Since our founding in 1961, BBF has remained dedicated to transforming the community by improving the lives of youth and families. Please explore this site to learn more about our organization’s history, facility, programs, and the many individuals who make it’s work possible.
HISTORY
BBF was founded by Joseph “Joe” Kellman (1920-2010), a native of Chicago’s North Lawndale community area. Rising from humble beginnings, Joe helped to build his family glass business, The Globe Group, into the largest privately-owned auto glass replacement company in the nation.
In 1961, with the help of long-time friend and entertainer Buddy Hackett, civil rights activist Fr. Dan Mallette, insurance company owner Marvin Zimmerman, and other local business associates, Kellman opened the Archie Moore Boxing Gym. The gym soon evolved to become the Better Boys Foundation, a youth services agency offering afterschool sports programming to boys and, later, girls in North Lawndale. Joe soon realized that sports were the lure and not the cure and transitioned the organization into a social services agency offering a variety of supports including scholarship assistance.
BBF has grown into a comprehensive, human services organization offering for youth ages 5 to adults. BBF programming directly addresses the well-being of all family members, helping the low-income, primarily African-American population we serve move from a place of impoverishment, educational challenges, joblessness, marginalization and trauma to a place of stability, academic success, employment, inclusion and wholeness. BBF also focuses on supporting serving girls and women. BBF provides and coordinates resources that meet the entire family’s needs, from reentry services for ex-offenders to parenting classes for single mothers, from mentoring and tutoring for youth in at-risk situations to job readiness training for the unemployed.
Facility
Designed by famed architect Lucien Lagrange and constructed by FCL Builders, the BBF Center is a gift to the community from the Joseph Kellman Family Foundation and represents the culmination of the work Joe started when he shifted BBF’s focus away from sports and toward comprehensive youth development programming. The energy-efficient building is fully accessible to people with disabilities.
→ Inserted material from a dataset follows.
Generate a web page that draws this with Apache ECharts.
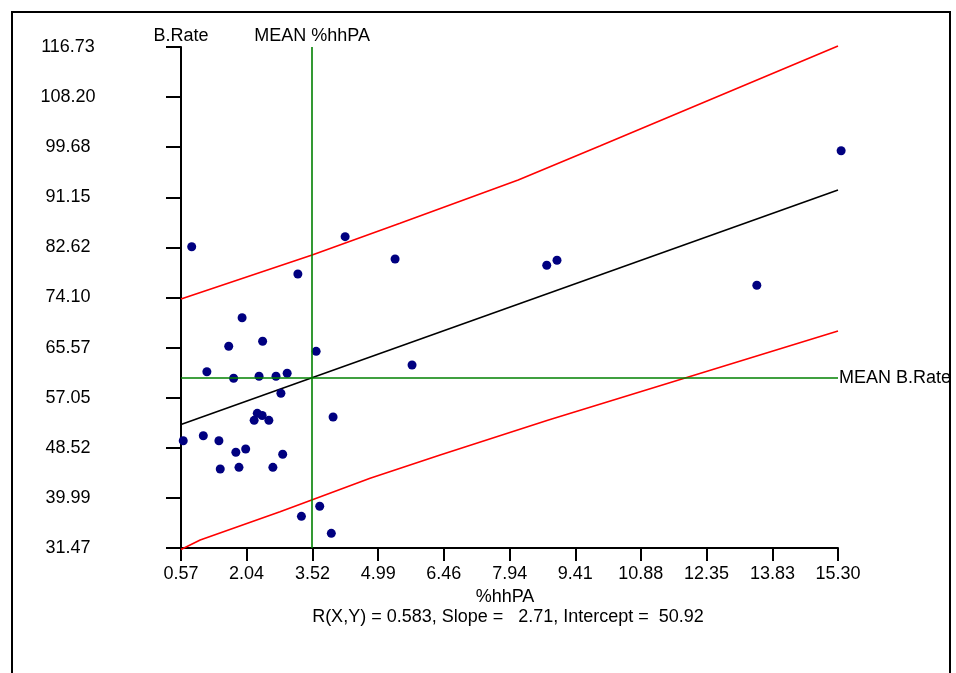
<!DOCTYPE html>
<html>
<head>
<meta charset="utf-8">
<script src="https://cdn.jsdelivr.net/npm/echarts@6/dist/echarts.min.js"></script>
<style>
html,body{margin:0;padding:0;background:#fff;}
#chart{width:956px;height:673px;}
</style>
</head>
<body>
<div id="chart"></div>
<script>
// ---- data ----
var xTickLabels = ['0.57','2.04','3.52','4.99','6.46','7.94','9.41','10.88','12.35','13.83','15.30'];
var yTickLabels = ['31.47','39.99','48.52','57.05','65.57','74.10','82.62','91.15','99.68','108.20','116.73'];

var pctHhPA = [0.81,4.25,3.19,1.94,2.40,1.64,3.60,1.15,1.75,2.32,2.70,2.95,2.81,2.21,2.28,2.39,2.54,3.98,0.62,1.07,1.42,1.80,2.02,2.85,1.45,1.87,2.63,3.68,3.27,3.94,5.37,5.75,8.77,9.00,15.37,13.48];
var bRate   = [82.74,84.45,78.10,70.66,66.65,65.80,64.94,61.47,60.35,60.69,60.69,61.20,57.80,53.20,54.39,54.02,53.20,53.76,49.73,50.58,49.73,47.76,48.32,47.42,44.91,45.20,45.20,38.57,36.86,33.97,80.65,62.61,79.58,80.43,99.08,76.18];

var fitX = [0.57, 15.30];
var fitY = [52.5, 92.4];

var upperX = [0.57, 3.51, 5.48, 8.13, 9.96, 15.30];
var upperY = [73.84, 81.33, 86.73, 94.10, 99.88, 116.90];

var lowerX = [0.57, 1.00, 2.79, 3.50, 4.81, 6.38, 8.81, 15.30];
var lowerY = [31.20, 32.83, 37.65, 39.64, 43.33, 47.30, 53.25, 68.40];

var meanX = 3.51;
var meanY = 60.41;
var statsText = 'R(X,Y) = 0.583, Slope =   2.71, Intercept =  50.92';

// ---- build ----
function zip(a, b){ return a.map(function(v, i){ return [v, b[i]]; }); }
var xTickVals = xTickLabels.map(parseFloat);
var yTickVals = yTickLabels.map(parseFloat);
var FONT = "'Liberation Sans', Arial, sans-serif";
var txt = {color:'#000', fontFamily:FONT, fontSize:18};

var chart = echarts.init(document.getElementById('chart'), null, {renderer:'canvas'});
chart.setOption({
  animation:false,
  backgroundColor:'#fff',
  textStyle:{fontFamily:FONT},
  grid:{left:181, right:118, top:47, bottom:125, containLabel:false, outerBoundsMode:'none'},
  xAxis:{
    type:'value', min:xTickVals[0], max:xTickVals[xTickVals.length-1],
    name:'%hhPA', nameLocation:'middle', nameGap:42,
    nameTextStyle:Object.assign({verticalAlign:'middle', padding:[0,9,0,0]}, txt),
    axisLine:{show:true, onZero:false, lineStyle:{color:'#000', width:2}},
    axisTick:{show:true, length:13, lineStyle:{color:'#000', width:2}, customValues:xTickVals},
    axisLabel:Object.assign({margin:17, customValues:xTickVals, formatter:function(v){return v.toFixed(2);}}, txt),
    splitLine:{show:false}
  },
  yAxis:{
    type:'value', min:yTickVals[0], max:yTickVals[yTickVals.length-1],
    name:'B.Rate', nameLocation:'end', nameGap:11,
    nameTextStyle:Object.assign({align:'center', verticalAlign:'middle'}, txt),
    axisLine:{show:true, onZero:false, lineStyle:{color:'#000', width:2}},
    axisTick:{show:true, length:15, lineStyle:{color:'#000', width:2}, customValues:yTickVals},
    axisLabel:Object.assign({margin:113, align:'center', customValues:yTickVals, formatter:function(v){return v.toFixed(2);}}, txt),
    splitLine:{show:false}
  },
  graphic:[
    {type:'rect', shape:{x:12, y:12, width:938, height:700}, style:{fill:'none', stroke:'#000', lineWidth:2}, silent:true, z:-1},
    {type:'text', x:508, y:617, style:{text:statsText, textAlign:'center', textVerticalAlign:'middle', fill:'#000', font:"18px 'Liberation Sans', Arial, sans-serif"}, silent:true}
  ],
  series:[
    {type:'line', data:zip(upperX, upperY), showSymbol:false, clip:false,
     lineStyle:{color:'#ff0000', width:1.6}, z:2},
    {type:'line', data:zip(lowerX, lowerY), showSymbol:false, clip:false,
     lineStyle:{color:'#ff0000', width:1.6}, z:2},
    {type:'line', data:zip(fitX, fitY), showSymbol:false, clip:false,
     lineStyle:{color:'#000', width:1.6}, z:2},
    {type:'scatter', data:zip(pctHhPA, bRate), symbol:'circle', symbolSize:9, clip:false,
     itemStyle:{color:'#000080', opacity:1}, z:4,
     markLine:{
       silent:true, symbol:'none', animation:false,
       lineStyle:{color:'#008000', width:1.6, type:'solid'},
       data:[
         {xAxis:meanX, label:Object.assign({show:true, position:'end', distance:2, formatter:'MEAN %hhPA'}, txt)},
         {yAxis:meanY, label:Object.assign({show:true, position:'end', distance:1, formatter:'MEAN B.Rate'}, txt)}
       ]
     }}
  ]
});
</script>
</body>
</html>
The BBF Center offers a safe haven to the youth and families of North Lawndale. Students are transported directly from school to the center, where high-density glass, security cameras, and dedicated staff ensure their safety and proper engagement. In addition, BBF’s beautiful courtyard provides a safe, peaceful outdoor location for children that can be enjoyed irrespective of any external neighborhood crisis.